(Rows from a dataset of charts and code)
※ ※ ※
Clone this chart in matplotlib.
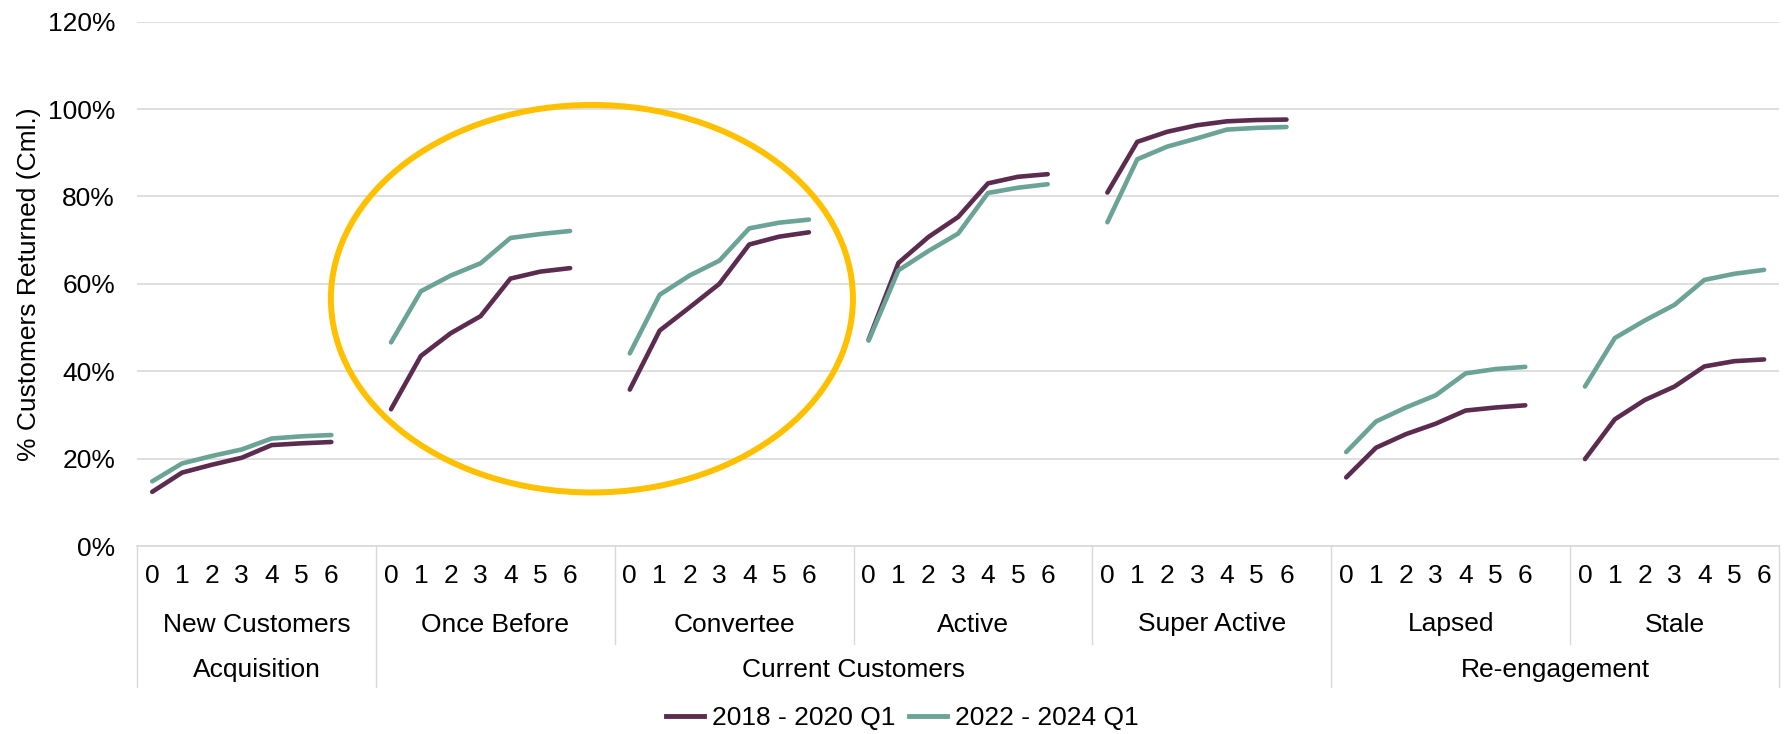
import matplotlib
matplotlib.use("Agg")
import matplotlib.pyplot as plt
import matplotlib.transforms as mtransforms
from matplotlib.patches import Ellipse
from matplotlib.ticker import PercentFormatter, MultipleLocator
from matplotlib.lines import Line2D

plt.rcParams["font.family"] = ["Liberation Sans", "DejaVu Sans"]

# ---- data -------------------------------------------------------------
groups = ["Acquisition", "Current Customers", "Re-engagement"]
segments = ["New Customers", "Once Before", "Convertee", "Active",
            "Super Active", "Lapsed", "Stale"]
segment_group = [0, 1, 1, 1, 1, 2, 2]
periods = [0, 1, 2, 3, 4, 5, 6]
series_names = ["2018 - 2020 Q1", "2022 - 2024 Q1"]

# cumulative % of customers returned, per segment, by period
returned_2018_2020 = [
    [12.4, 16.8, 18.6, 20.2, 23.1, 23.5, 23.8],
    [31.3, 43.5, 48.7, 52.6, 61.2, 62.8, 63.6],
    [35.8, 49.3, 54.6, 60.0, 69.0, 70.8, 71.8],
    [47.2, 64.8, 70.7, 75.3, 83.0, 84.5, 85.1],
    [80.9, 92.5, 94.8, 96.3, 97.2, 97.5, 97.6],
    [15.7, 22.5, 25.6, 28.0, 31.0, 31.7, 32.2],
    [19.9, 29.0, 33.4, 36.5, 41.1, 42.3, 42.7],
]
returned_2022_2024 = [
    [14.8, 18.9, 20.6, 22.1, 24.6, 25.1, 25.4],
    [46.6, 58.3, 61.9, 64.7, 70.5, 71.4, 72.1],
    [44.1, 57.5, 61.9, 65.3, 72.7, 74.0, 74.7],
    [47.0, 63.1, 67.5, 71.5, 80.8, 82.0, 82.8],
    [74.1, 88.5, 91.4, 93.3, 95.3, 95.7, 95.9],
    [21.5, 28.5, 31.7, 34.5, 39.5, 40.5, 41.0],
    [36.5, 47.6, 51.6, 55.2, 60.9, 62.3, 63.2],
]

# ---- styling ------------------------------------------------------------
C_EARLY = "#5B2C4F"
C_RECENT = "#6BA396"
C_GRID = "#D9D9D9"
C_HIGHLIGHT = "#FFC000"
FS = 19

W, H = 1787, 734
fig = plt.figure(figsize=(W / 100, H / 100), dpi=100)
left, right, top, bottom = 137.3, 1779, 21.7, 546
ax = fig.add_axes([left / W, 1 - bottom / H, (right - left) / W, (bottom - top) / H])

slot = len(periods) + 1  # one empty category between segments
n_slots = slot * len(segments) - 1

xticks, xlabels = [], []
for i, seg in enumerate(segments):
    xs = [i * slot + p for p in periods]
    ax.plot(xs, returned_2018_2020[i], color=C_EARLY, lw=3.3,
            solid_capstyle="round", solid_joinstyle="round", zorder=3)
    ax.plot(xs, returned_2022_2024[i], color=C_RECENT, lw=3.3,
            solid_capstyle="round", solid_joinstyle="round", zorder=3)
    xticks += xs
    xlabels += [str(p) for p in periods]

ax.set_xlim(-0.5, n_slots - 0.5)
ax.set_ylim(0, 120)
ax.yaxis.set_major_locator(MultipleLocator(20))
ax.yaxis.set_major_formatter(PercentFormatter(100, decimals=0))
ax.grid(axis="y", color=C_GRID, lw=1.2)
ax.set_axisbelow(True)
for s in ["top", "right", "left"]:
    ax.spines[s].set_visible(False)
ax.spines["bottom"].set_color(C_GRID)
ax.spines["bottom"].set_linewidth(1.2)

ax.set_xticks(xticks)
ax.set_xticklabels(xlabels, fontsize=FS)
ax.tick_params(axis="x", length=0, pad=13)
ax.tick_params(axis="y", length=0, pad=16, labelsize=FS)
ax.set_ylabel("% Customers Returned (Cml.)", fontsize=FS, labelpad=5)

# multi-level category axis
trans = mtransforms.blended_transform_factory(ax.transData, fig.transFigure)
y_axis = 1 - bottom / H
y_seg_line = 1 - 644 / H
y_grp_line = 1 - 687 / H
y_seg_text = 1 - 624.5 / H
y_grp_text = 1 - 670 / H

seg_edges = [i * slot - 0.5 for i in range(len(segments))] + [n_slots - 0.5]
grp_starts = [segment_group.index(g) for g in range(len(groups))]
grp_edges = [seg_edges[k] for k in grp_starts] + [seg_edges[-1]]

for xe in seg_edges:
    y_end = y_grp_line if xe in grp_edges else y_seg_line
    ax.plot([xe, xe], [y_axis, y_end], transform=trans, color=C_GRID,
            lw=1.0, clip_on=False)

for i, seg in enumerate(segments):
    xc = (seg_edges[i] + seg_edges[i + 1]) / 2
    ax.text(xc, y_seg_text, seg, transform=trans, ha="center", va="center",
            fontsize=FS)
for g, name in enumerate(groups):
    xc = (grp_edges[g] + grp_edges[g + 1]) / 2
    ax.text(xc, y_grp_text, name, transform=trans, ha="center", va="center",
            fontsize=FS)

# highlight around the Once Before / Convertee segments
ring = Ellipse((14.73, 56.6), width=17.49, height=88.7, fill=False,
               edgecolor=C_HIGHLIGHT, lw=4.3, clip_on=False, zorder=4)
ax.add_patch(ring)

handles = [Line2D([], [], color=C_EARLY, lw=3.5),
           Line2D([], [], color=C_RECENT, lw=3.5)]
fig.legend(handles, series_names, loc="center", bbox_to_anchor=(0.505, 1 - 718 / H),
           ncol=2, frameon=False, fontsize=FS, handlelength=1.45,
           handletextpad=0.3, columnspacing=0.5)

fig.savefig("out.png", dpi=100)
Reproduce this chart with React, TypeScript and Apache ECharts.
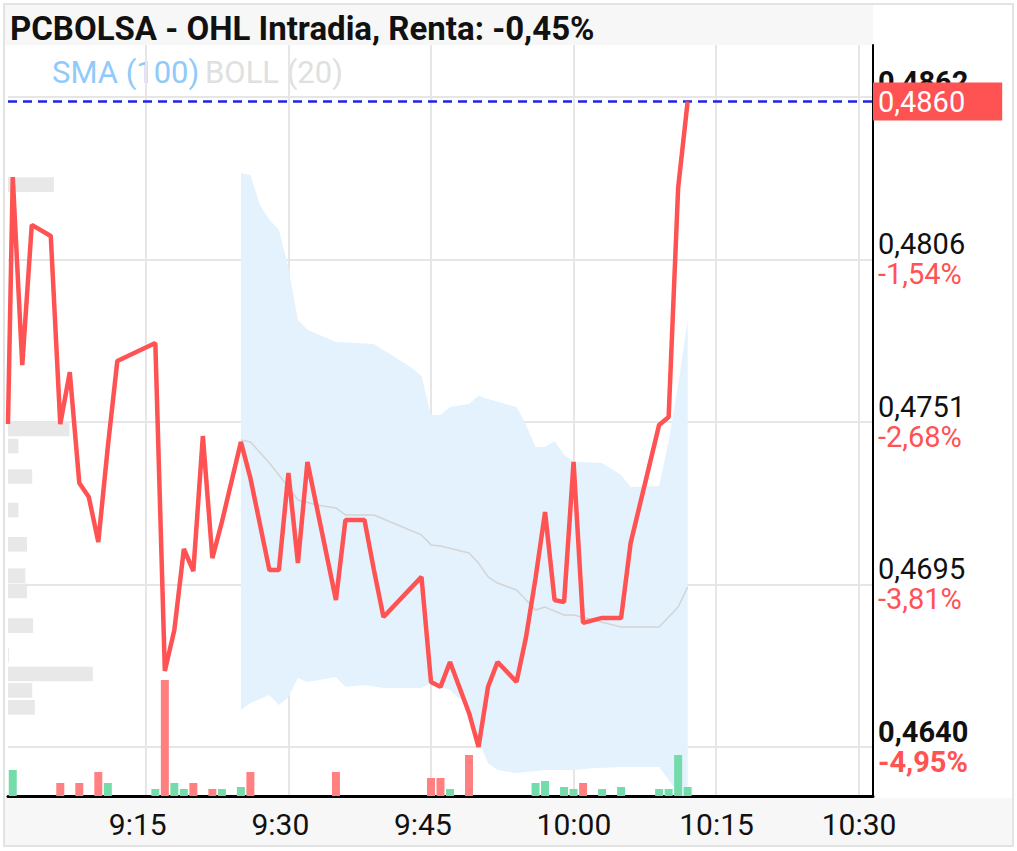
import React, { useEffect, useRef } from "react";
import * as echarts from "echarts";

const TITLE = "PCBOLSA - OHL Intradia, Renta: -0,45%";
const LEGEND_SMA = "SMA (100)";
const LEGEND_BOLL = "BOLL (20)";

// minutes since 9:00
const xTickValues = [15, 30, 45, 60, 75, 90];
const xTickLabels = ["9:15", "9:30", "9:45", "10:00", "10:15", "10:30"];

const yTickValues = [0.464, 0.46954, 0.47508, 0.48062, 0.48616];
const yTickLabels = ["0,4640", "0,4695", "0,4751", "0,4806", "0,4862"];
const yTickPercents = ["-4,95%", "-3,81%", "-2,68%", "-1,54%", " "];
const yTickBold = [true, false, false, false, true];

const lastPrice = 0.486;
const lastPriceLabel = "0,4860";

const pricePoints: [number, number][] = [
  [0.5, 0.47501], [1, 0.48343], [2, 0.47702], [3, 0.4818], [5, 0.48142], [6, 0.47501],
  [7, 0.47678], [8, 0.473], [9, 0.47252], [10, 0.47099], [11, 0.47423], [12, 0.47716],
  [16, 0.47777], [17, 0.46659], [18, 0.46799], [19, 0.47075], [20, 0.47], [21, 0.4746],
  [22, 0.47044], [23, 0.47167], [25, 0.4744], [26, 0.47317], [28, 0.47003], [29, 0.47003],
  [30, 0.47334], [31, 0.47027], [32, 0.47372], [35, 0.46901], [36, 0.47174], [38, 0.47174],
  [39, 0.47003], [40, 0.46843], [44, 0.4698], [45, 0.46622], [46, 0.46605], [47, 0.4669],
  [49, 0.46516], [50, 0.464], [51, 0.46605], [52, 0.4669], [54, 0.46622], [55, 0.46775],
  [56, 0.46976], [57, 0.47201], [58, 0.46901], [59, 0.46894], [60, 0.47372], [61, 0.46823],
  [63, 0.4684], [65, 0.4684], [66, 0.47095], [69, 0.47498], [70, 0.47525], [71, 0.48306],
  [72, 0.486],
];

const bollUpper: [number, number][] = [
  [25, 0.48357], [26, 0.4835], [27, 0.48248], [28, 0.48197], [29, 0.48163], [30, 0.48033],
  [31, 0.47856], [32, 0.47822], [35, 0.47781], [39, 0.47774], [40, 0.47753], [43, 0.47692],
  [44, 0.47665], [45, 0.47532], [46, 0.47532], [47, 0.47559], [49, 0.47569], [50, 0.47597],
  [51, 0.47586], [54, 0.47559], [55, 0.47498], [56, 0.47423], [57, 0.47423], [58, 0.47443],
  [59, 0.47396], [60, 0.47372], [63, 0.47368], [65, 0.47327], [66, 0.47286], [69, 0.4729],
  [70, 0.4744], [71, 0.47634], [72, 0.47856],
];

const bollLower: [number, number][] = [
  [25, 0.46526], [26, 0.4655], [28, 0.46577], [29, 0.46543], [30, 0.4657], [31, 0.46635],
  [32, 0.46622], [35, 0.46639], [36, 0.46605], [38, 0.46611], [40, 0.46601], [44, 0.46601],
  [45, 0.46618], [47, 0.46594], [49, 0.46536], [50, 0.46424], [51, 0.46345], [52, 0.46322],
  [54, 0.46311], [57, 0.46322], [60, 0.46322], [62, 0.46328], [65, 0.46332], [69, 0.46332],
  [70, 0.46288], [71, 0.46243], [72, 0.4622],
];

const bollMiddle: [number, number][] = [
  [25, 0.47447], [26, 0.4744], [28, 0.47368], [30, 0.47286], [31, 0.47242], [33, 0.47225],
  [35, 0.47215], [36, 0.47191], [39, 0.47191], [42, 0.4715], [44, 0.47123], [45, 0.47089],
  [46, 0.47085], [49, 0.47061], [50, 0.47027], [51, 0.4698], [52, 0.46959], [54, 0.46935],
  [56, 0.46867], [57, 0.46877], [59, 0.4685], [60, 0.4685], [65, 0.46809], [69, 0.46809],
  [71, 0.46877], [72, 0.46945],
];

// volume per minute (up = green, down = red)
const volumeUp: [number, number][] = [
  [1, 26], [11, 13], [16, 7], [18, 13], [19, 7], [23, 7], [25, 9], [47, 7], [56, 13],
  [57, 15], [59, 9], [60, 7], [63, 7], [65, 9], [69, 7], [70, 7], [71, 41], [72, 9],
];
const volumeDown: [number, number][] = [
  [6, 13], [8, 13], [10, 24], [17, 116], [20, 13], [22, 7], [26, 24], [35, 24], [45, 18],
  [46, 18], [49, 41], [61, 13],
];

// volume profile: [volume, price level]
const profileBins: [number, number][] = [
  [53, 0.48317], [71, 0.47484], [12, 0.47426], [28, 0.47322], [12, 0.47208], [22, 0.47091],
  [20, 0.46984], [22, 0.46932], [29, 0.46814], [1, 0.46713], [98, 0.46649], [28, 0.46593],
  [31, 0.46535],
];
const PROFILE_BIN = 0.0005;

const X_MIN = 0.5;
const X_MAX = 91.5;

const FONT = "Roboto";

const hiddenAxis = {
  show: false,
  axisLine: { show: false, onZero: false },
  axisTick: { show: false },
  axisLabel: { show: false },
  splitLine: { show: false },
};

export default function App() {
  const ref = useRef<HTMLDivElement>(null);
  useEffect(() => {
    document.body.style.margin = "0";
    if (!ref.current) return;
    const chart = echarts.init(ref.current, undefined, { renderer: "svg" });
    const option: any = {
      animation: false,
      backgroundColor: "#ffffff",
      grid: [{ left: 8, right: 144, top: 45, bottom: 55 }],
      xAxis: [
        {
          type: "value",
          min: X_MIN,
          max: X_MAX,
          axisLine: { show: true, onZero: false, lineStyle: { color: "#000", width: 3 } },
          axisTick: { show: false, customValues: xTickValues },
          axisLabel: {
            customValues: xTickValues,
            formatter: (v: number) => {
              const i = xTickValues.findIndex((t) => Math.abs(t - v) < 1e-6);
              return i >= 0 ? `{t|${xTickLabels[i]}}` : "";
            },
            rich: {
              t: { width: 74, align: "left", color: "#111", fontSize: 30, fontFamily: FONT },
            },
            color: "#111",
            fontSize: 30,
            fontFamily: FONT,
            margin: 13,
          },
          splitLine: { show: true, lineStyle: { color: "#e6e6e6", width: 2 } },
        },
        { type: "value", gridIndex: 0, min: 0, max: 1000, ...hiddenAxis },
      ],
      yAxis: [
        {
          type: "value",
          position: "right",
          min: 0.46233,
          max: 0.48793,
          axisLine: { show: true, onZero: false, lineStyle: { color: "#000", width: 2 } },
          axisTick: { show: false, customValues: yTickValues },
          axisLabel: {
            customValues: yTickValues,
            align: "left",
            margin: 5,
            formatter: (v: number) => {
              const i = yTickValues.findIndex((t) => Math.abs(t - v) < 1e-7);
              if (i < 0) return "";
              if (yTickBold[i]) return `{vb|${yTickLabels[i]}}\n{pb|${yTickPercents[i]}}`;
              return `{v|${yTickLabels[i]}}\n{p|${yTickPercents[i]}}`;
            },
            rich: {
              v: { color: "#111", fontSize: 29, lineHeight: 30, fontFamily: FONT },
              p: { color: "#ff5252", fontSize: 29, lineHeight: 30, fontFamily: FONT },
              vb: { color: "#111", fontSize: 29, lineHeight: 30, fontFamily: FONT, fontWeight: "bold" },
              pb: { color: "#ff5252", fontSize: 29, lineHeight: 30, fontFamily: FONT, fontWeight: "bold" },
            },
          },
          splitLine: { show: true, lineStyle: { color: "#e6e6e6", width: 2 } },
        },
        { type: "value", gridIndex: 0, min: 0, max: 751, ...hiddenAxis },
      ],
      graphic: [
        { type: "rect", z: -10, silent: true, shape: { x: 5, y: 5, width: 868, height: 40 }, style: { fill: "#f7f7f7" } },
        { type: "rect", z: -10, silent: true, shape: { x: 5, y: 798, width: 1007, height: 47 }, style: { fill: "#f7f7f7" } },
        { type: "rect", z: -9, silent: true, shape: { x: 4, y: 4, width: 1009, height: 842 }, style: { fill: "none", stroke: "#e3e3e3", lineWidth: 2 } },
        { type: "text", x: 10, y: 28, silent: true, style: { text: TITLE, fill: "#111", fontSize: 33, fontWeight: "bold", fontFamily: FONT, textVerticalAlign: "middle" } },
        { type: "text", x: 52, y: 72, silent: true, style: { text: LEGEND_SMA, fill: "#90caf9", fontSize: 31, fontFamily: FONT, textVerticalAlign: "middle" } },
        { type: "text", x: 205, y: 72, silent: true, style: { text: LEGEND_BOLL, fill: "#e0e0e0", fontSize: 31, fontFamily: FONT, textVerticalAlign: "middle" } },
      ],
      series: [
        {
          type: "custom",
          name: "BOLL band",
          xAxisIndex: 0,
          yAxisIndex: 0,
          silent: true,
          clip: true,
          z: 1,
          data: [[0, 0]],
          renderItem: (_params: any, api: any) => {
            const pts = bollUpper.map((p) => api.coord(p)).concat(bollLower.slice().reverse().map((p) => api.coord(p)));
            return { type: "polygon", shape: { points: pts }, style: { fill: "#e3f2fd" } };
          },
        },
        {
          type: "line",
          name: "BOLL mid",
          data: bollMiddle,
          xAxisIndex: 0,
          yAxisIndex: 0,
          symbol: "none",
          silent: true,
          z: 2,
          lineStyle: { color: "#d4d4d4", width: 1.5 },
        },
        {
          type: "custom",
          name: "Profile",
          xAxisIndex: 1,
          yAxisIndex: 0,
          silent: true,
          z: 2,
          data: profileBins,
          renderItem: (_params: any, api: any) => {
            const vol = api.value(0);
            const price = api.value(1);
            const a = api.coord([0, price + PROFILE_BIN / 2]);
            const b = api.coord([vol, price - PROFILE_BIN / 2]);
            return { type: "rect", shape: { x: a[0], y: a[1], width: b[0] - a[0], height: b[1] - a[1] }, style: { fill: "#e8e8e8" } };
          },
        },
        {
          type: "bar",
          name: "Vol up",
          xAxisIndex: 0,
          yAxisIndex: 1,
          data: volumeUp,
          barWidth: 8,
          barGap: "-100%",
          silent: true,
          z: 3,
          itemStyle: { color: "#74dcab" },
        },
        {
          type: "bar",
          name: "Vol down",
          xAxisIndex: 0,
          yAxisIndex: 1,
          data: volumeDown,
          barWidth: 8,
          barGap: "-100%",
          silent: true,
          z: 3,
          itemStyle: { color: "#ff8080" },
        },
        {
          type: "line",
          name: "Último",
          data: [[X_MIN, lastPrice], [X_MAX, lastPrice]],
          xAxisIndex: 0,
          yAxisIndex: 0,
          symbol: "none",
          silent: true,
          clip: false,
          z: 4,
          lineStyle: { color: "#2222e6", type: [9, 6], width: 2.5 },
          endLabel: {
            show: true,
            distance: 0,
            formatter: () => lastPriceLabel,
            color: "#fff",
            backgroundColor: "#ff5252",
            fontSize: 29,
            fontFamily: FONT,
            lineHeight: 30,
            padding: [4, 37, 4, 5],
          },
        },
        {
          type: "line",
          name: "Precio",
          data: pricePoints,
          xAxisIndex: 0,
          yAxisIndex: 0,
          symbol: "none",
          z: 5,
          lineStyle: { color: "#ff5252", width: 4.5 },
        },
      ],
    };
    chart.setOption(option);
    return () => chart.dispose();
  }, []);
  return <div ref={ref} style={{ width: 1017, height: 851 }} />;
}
※ ※ ※
GIVEN EXERCISE: Transcribe the opening line of the listing above, please, and every line after it through the line with "from matplotlib.lines import Line2D", word for word, without pictures.

TASK RESULT:
Clone this chart in matplotlib.
import matplotlib
matplotlib.use("Agg")
import matplotlib.pyplot as plt
import matplotlib.transforms as mtransforms
from matplotlib.patches import Ellipse
from matplotlib.ticker import PercentFormatter, MultipleLocator
from matplotlib.lines import Line2D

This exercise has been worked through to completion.